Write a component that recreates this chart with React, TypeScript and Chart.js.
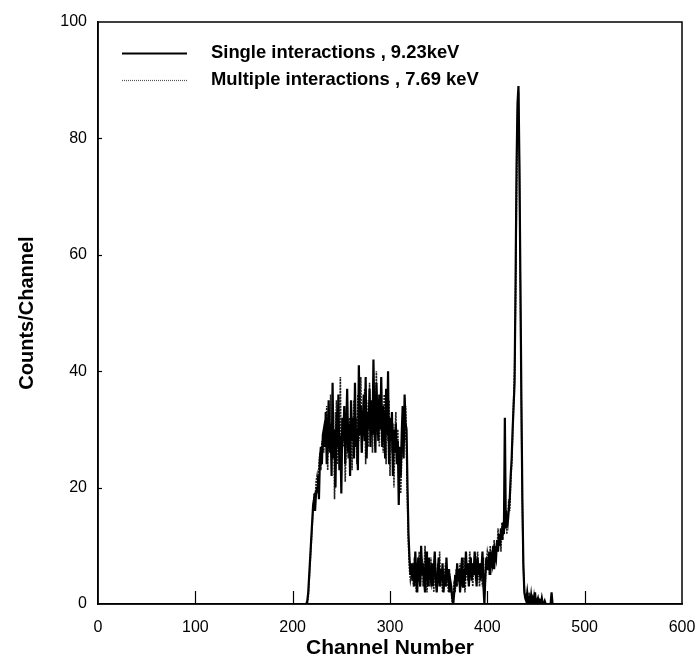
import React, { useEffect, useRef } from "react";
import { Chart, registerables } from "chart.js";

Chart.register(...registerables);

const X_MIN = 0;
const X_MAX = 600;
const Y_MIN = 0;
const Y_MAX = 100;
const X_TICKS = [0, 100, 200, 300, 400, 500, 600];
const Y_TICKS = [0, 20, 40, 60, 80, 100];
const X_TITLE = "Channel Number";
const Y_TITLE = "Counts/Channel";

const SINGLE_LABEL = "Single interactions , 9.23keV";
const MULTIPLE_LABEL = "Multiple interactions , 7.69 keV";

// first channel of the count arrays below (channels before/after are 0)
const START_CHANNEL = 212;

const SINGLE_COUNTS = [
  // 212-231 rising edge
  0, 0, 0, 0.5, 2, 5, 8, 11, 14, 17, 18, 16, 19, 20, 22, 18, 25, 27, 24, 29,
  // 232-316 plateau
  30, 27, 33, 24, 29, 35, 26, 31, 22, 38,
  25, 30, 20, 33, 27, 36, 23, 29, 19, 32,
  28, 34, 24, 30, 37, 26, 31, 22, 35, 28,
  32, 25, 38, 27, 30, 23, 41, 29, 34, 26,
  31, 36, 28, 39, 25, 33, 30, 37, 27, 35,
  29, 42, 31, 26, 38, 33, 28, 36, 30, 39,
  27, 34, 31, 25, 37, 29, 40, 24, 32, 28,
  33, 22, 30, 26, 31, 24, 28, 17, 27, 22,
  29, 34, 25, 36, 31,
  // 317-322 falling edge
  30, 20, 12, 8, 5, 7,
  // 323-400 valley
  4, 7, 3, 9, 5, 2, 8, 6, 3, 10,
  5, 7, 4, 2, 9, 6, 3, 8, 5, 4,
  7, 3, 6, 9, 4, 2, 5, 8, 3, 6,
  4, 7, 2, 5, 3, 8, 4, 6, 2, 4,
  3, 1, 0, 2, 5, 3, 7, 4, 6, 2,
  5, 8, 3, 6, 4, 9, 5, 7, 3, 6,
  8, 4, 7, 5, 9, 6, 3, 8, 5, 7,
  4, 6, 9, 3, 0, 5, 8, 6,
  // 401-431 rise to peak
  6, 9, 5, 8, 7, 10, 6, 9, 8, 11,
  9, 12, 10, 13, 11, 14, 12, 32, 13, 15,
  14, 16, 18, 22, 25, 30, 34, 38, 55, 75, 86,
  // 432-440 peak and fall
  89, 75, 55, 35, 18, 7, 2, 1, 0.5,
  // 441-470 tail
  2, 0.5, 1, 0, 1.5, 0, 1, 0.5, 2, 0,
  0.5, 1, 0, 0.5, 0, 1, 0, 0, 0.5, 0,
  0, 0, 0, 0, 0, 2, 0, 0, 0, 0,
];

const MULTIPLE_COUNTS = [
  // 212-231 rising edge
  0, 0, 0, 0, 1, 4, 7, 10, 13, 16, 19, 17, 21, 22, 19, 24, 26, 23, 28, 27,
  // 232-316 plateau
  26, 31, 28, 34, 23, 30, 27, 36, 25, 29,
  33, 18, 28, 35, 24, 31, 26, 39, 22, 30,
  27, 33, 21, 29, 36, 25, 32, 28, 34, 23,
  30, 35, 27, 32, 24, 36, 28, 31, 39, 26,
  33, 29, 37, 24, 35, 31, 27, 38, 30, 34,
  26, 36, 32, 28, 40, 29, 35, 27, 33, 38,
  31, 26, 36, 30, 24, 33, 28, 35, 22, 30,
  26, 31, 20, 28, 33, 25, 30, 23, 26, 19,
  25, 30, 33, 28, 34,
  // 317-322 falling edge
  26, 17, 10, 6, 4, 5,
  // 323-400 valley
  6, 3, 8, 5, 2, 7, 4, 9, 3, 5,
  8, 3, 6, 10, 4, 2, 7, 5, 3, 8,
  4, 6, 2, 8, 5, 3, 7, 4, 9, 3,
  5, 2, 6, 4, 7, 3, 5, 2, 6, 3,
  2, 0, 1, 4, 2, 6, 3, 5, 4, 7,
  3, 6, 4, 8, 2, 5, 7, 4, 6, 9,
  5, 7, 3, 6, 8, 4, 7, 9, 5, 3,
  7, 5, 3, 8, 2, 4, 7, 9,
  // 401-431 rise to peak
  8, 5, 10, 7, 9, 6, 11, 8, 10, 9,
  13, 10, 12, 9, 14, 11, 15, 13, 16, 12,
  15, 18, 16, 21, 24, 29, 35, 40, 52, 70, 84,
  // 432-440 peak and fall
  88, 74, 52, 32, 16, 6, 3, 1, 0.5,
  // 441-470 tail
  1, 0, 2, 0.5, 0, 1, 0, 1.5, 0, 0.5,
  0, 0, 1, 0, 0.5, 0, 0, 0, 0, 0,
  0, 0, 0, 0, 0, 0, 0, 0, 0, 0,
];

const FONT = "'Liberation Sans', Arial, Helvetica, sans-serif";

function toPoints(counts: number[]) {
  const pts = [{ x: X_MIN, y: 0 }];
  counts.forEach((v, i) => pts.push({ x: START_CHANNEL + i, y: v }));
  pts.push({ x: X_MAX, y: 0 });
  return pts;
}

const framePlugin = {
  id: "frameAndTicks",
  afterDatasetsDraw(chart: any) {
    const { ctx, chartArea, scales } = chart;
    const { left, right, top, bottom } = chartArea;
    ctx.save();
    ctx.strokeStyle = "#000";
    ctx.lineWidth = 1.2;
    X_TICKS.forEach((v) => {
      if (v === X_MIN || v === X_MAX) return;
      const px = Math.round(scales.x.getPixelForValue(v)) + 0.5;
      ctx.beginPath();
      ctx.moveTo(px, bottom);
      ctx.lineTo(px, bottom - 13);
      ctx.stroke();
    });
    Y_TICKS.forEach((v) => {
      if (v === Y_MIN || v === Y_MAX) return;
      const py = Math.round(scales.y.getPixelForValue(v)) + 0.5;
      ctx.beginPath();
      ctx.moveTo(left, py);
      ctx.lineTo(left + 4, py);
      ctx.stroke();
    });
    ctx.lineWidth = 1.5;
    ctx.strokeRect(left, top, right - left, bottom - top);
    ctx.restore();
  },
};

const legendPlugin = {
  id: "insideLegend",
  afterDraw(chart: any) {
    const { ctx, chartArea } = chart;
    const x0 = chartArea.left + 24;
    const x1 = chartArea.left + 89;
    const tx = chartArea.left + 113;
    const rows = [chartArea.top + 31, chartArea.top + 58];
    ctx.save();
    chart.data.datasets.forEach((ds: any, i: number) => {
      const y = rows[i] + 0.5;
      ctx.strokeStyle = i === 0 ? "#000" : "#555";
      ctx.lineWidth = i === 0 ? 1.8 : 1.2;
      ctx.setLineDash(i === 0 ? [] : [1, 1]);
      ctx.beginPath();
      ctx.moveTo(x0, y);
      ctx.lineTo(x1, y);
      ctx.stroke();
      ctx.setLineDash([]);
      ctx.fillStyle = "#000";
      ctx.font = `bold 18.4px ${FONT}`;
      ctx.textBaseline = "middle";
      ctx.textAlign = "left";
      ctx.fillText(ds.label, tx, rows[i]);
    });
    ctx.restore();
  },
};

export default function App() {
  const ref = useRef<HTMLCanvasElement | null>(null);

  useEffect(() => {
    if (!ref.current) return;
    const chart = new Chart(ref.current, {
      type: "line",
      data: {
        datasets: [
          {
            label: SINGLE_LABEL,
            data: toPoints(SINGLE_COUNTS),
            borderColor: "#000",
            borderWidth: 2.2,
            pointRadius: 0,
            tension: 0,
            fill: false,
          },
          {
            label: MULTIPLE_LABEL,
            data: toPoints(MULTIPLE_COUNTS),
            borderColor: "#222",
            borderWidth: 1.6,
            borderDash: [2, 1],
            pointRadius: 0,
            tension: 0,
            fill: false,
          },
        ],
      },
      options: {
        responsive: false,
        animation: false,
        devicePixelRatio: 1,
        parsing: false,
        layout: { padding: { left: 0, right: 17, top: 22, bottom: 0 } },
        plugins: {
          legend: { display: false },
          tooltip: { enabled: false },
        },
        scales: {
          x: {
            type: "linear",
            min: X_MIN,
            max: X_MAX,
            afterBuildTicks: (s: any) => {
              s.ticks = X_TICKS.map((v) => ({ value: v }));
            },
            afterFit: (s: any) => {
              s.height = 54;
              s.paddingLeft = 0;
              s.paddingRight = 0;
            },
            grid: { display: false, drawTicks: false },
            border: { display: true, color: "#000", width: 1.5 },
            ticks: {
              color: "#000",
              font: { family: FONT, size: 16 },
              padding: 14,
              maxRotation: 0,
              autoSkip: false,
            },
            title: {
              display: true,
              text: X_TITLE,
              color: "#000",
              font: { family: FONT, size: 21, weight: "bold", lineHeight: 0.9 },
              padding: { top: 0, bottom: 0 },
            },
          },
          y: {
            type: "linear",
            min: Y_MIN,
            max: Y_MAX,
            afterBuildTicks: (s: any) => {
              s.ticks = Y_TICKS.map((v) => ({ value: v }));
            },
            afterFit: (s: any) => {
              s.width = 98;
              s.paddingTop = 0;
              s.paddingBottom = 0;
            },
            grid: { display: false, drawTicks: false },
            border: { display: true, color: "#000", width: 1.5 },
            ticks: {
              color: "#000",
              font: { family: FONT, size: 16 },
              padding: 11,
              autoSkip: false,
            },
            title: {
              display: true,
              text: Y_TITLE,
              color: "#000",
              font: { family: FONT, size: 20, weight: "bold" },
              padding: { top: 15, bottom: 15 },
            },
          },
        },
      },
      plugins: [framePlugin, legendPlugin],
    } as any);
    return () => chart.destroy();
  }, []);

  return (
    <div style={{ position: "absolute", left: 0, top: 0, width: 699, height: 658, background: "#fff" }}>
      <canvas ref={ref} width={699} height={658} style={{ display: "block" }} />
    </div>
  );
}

● **Task objective**:
Only the lines from the top of the data through the line with "const START_CHANNEL = 212;" should be quoted, exactly and with both ends kept; skip the pictures.

● **Task result**:
Write a component that recreates this chart with React, TypeScript and Chart.js.
import React, { useEffect, useRef } from "react";
import { Chart, registerables } from "chart.js";

Chart.register(...registerables);

const X_MIN = 0;
const X_MAX = 600;
const Y_MIN = 0;
const Y_MAX = 100;
const X_TICKS = [0, 100, 200, 300, 400, 500, 600];
const Y_TICKS = [0, 20, 40, 60, 80, 100];
const X_TITLE = "Channel Number";
const Y_TITLE = "Counts/Channel";

const SINGLE_LABEL = "Single interactions , 9.23keV";
const MULTIPLE_LABEL = "Multiple interactions , 7.69 keV";

// first channel of the count arrays below (channels before/after are 0)
const START_CHANNEL = 212;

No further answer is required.